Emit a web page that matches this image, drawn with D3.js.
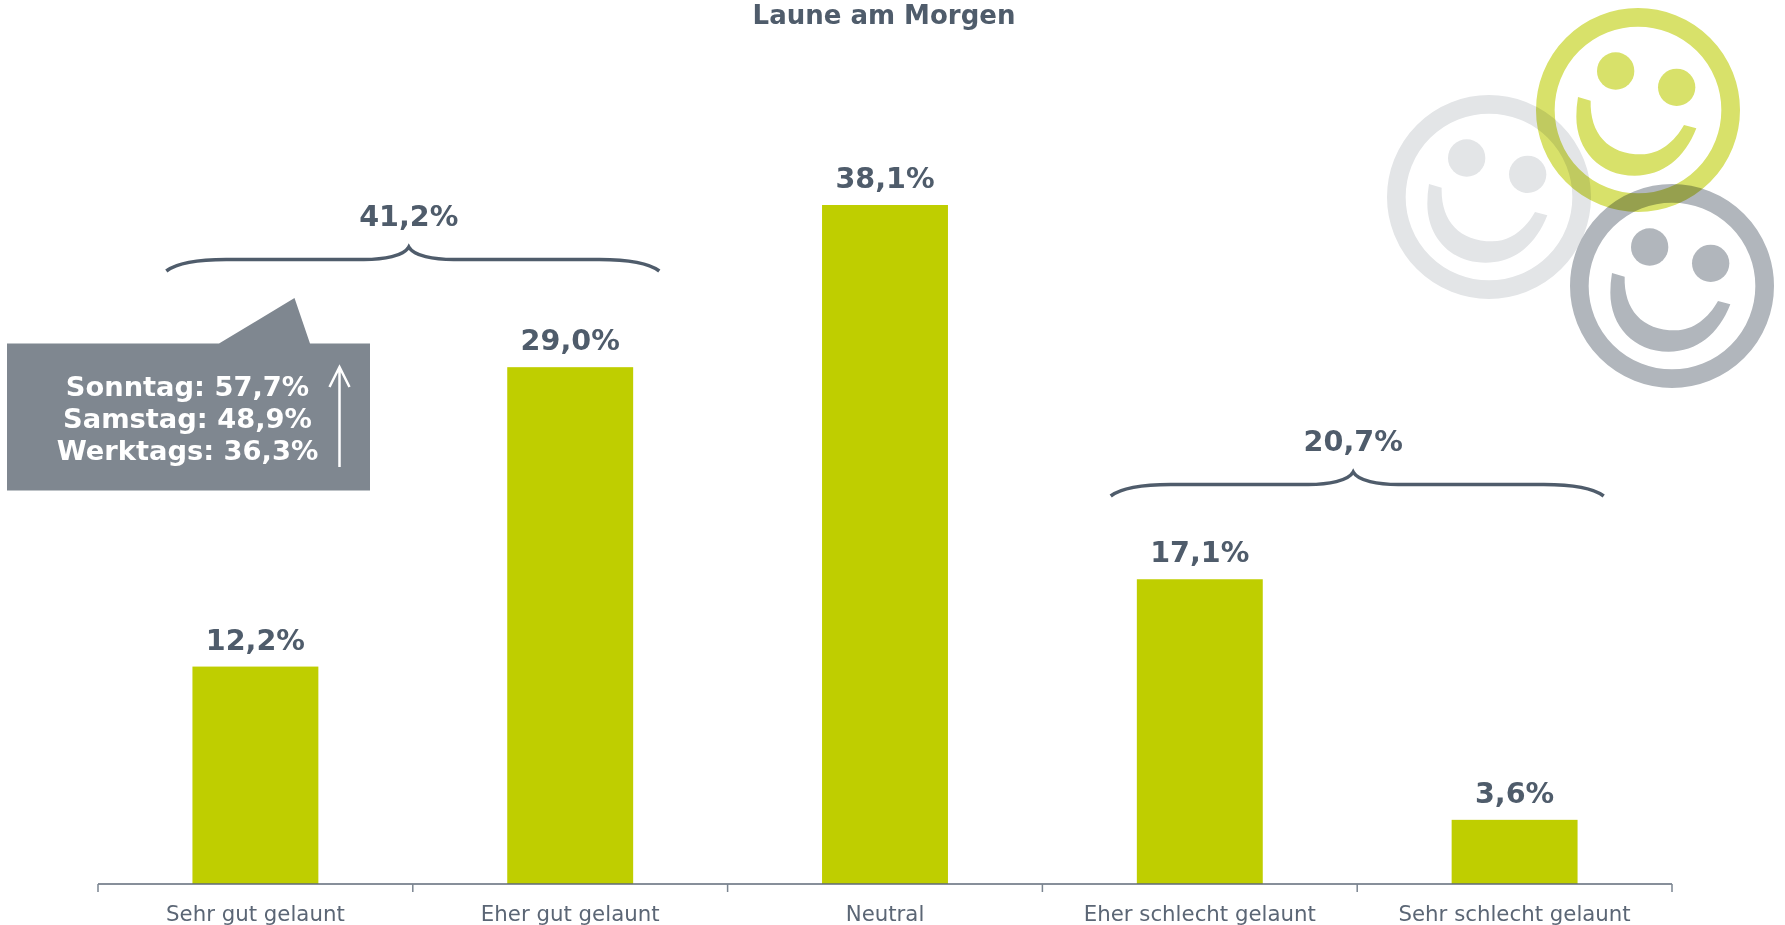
<!DOCTYPE html>
<html><head><meta charset="utf-8">
<script src="https://cdn.jsdelivr.net/npm/d3@7/dist/d3.min.js"></script>
<style>html,body{margin:0;padding:0;background:#fff}svg{display:block}text{font-family:"DejaVu Sans",sans-serif}</style>
</head><body><svg id="c" width="1785" height="925"></svg>
<script>
const categories = ["Sehr gut gelaunt","Eher gut gelaunt","Neutral","Eher schlecht gelaunt","Sehr schlecht gelaunt"];
const values = [12.2,29.0,38.1,17.1,3.6];
const groupLabels = ["41,2%","20,7%"];
const groupBoundaries = [1,4];
const title = "Laune am Morgen";
const calloutLines = ["Sonntag: 57,7%","Samstag: 48,9%","Werktags: 36,3%"];

const fmt = v => v.toFixed(1).replace(".",",")+"%";
const svg = d3.select("#c");
const textCol = "#4f5c6b", barCol = "#bfce00";
const x = d3.scaleBand().domain(categories).range([98,1672]).paddingInner(0.6).paddingOuter(0.3);
const band = d3.scaleBand().domain(categories).range([98,1672]);
const y = d3.scaleLinear().domain([0,38.1]).range([884,205]);

// smileys
function smiley(cx,cy,col){
  const g = svg.append("g").attr("transform",`translate(${cx},${cy}) scale(${1/3}) translate(-805,-330)`).style("mix-blend-mode","multiply");
  g.append("circle").attr("cx",805).attr("cy",330).attr("r",278).attr("fill","none").attr("stroke",col).attr("stroke-width",56);
  g.append("circle").attr("cx",738).attr("cy",213).attr("r",56).attr("fill",col);
  g.append("circle").attr("cx",921).attr("cy",262).attr("r",56).attr("fill",col);
  const p = d3.path();
  p.moveTo(625,291); p.lineTo(663,302);
  p.bezierCurveTo(660,400,715,463,815,463);
  p.bezierCurveTo(870,463,915,425,943,375);
  p.lineTo(980,385);
  p.bezierCurveTo(945,475,880,527,795,527);
  p.bezierCurveTo(690,527,620,450,620,350);
  p.quadraticCurveTo(620,320,625,291);
  p.closePath();
  g.append("path").attr("d",p.toString()).attr("fill",col);
}
smiley(1489,197,"#e3e5e7");
smiley(1672,286,"#b1b6bc");
smiley(1638,110,"#d8e16a");

// bars
svg.append("g").selectAll("rect").data(values).join("rect")
  .attr("x",(d,i)=>x(categories[i])).attr("width",x.bandwidth())
  .attr("y",d=>y(d)).attr("height",d=>y(0)-y(d)).attr("fill",barCol);

// value labels
svg.append("g").selectAll("text").data(values).join("text")
  .attr("x",(d,i)=>x(categories[i])+x.bandwidth()/2).attr("y",d=>y(d)-17)
  .attr("text-anchor","middle").attr("font-weight","bold").attr("font-size",28.6).attr("fill",textCol)
  .text(fmt);

// axis
const ax = svg.append("g").attr("transform",`translate(0,${y(0)})`).call(d3.axisBottom(x).tickSize(0).tickPadding(0));
ax.select(".domain").remove();
ax.selectAll("text").attr("y",37).attr("dy",0).attr("font-size",21.3).attr("fill","#5b6675").style("font-family",'"DejaVu Sans"');
svg.append("line").attr("x1",98).attr("x2",1672).attr("y1",y(0)).attr("y2",y(0)).attr("stroke","#5f6a78").attr("stroke-width",1.5);
const bounds = categories.map(c=>band(c)).concat([1672]);
svg.append("g").selectAll("line").data(bounds).join("line")
  .attr("x1",d=>d).attr("x2",d=>d).attr("y1",y(0)).attr("y2",y(0)+8).attr("stroke","#7a8490").attr("stroke-width",1.5);

// braces
const braceTop = [247,472];
groupLabels.forEach((l,i)=>{
  const cx = band(categories[groupBoundaries[i]]), t = braceTop[i], w = 246.5, tip = cx-4;
  const p = d3.path();
  p.moveTo(cx-w,t+24);
  p.bezierCurveTo(cx-w+12,t+15,cx-w+35,t+12.5,cx-w+60,t+12.5);
  p.lineTo(tip-45,t+12.5);
  p.bezierCurveTo(tip-25,t+12.5,tip-5,t+9,tip,t);
  p.bezierCurveTo(tip+5,t+9,tip+25,t+12.5,tip+45,t+12.5);
  p.lineTo(cx+w-60,t+12.5);
  p.bezierCurveTo(cx+w-35,t+12.5,cx+w-12,t+15,cx+w,t+24);
  svg.append("path").attr("d",p.toString()).attr("fill","none").attr("stroke",textCol).attr("stroke-width",3.6);
  svg.append("text").attr("x",tip).attr("y",t-21).attr("text-anchor","middle").attr("font-weight","bold")
    .attr("font-size",28.6).attr("fill",textCol).text(l);
});

// callout
svg.append("path").attr("d","M7,343.5H219L294.5,298L310,343.5H370V490.5H7Z").attr("fill","#7f8790");
svg.append("g").selectAll("text").data(calloutLines).join("text")
  .attr("x",187.5).attr("y",(d,i)=>395.5+i*32).attr("text-anchor","middle").attr("font-weight","bold")
  .attr("font-size",27.3).attr("fill","#fff").text(d=>d);
svg.append("path").attr("d","M339.5,467V367M329.5,387L339.5,367L349.5,387").attr("fill","none").attr("stroke","#fff").attr("stroke-width",2.5);

// title
svg.append("text").attr("x",884).attr("y",24).attr("text-anchor","middle").attr("font-weight","bold")
  .attr("font-size",26).attr("fill",textCol).text(title);
</script></body></html>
________________________________________
Print out the whole of the material word for word, without pictures.

#### Result of this task
Emit a web page that matches this image, drawn with D3.js.
<!DOCTYPE html>
<html><head><meta charset="utf-8">
<script src="https://cdn.jsdelivr.net/npm/d3@7/dist/d3.min.js"></script>
<style>html,body{margin:0;padding:0;background:#fff}svg{display:block}text{font-family:"DejaVu Sans",sans-serif}</style>
</head><body><svg id="c" width="1785" height="925"></svg>
<script>
const categories = ["Sehr gut gelaunt","Eher gut gelaunt","Neutral","Eher schlecht gelaunt","Sehr schlecht gelaunt"];
const values = [12.2,29.0,38.1,17.1,3.6];
const groupLabels = ["41,2%","20,7%"];
const groupBoundaries = [1,4];
const title = "Laune am Morgen";
const calloutLines = ["Sonntag: 57,7%","Samstag: 48,9%","Werktags: 36,3%"];

const fmt = v => v.toFixed(1).replace(".",",")+"%";
const svg = d3.select("#c");
const textCol = "#4f5c6b", barCol = "#bfce00";
const x = d3.scaleBand().domain(categories).range([98,1672]).paddingInner(0.6).paddingOuter(0.3);
const band = d3.scaleBand().domain(categories).range([98,1672]);
const y = d3.scaleLinear().domain([0,38.1]).range([884,205]);

// smileys
function smiley(cx,cy,col){
  const g = svg.append("g").attr("transform",`translate(${cx},${cy}) scale(${1/3}) translate(-805,-330)`).style("mix-blend-mode","multiply");
  g.append("circle").attr("cx",805).attr("cy",330).attr("r",278).attr("fill","none").attr("stroke",col).attr("stroke-width",56);
  g.append("circle").attr("cx",738).attr("cy",213).attr("r",56).attr("fill",col);
  g.append("circle").attr("cx",921).attr("cy",262).attr("r",56).attr("fill",col);
  const p = d3.path();
  p.moveTo(625,291); p.lineTo(663,302);
  p.bezierCurveTo(660,400,715,463,815,463);
  p.bezierCurveTo(870,463,915,425,943,375);
  p.lineTo(980,385);
  p.bezierCurveTo(945,475,880,527,795,527);
  p.bezierCurveTo(690,527,620,450,620,350);
  p.quadraticCurveTo(620,320,625,291);
  p.closePath();
  g.append("path").attr("d",p.toString()).attr("fill",col);
}
smiley(1489,197,"#e3e5e7");
smiley(1672,286,"#b1b6bc");
smiley(1638,110,"#d8e16a");

// bars
svg.append("g").selectAll("rect").data(values).join("rect")
  .attr("x",(d,i)=>x(categories[i])).attr("width",x.bandwidth())
  .attr("y",d=>y(d)).attr("height",d=>y(0)-y(d)).attr("fill",barCol);

// value labels
svg.append("g").selectAll("text").data(values).join("text")
  .attr("x",(d,i)=>x(categories[i])+x.bandwidth()/2).attr("y",d=>y(d)-17)
  .attr("text-anchor","middle").attr("font-weight","bold").attr("font-size",28.6).attr("fill",textCol)
  .text(fmt);

// axis
const ax = svg.append("g").attr("transform",`translate(0,${y(0)})`).call(d3.axisBottom(x).tickSize(0).tickPadding(0));
ax.select(".domain").remove();
ax.selectAll("text").attr("y",37).attr("dy",0).attr("font-size",21.3).attr("fill","#5b6675").style("font-family",'"DejaVu Sans"');
svg.append("line").attr("x1",98).attr("x2",1672).attr("y1",y(0)).attr("y2",y(0)).attr("stroke","#5f6a78").attr("stroke-width",1.5);
const bounds = categories.map(c=>band(c)).concat([1672]);
svg.append("g").selectAll("line").data(bounds).join("line")
  .attr("x1",d=>d).attr("x2",d=>d).attr("y1",y(0)).attr("y2",y(0)+8).attr("stroke","#7a8490").attr("stroke-width",1.5);

// braces
const braceTop = [247,472];
groupLabels.forEach((l,i)=>{
  const cx = band(categories[groupBoundaries[i]]), t = braceTop[i], w = 246.5, tip = cx-4;
  const p = d3.path();
  p.moveTo(cx-w,t+24);
  p.bezierCurveTo(cx-w+12,t+15,cx-w+35,t+12.5,cx-w+60,t+12.5);
  p.lineTo(tip-45,t+12.5);
  p.bezierCurveTo(tip-25,t+12.5,tip-5,t+9,tip,t);
  p.bezierCurveTo(tip+5,t+9,tip+25,t+12.5,tip+45,t+12.5);
  p.lineTo(cx+w-60,t+12.5);
  p.bezierCurveTo(cx+w-35,t+12.5,cx+w-12,t+15,cx+w,t+24);
  svg.append("path").attr("d",p.toString()).attr("fill","none").attr("stroke",textCol).attr("stroke-width",3.6);
  svg.append("text").attr("x",tip).attr("y",t-21).attr("text-anchor","middle").attr("font-weight","bold")
    .attr("font-size",28.6).attr("fill",textCol).text(l);
});

// callout
svg.append("path").attr("d","M7,343.5H219L294.5,298L310,343.5H370V490.5H7Z").attr("fill","#7f8790");
svg.append("g").selectAll("text").data(calloutLines).join("text")
  .attr("x",187.5).attr("y",(d,i)=>395.5+i*32).attr("text-anchor","middle").attr("font-weight","bold")
  .attr("font-size",27.3).attr("fill","#fff").text(d=>d);
svg.append("path").attr("d","M339.5,467V367M329.5,387L339.5,367L349.5,387").attr("fill","none").attr("stroke","#fff").attr("stroke-width",2.5);

// title
svg.append("text").attr("x",884).attr("y",24).attr("text-anchor","middle").attr("font-weight","bold")
  .attr("font-size",26).attr("fill",textCol).text(title);
</script></body></html>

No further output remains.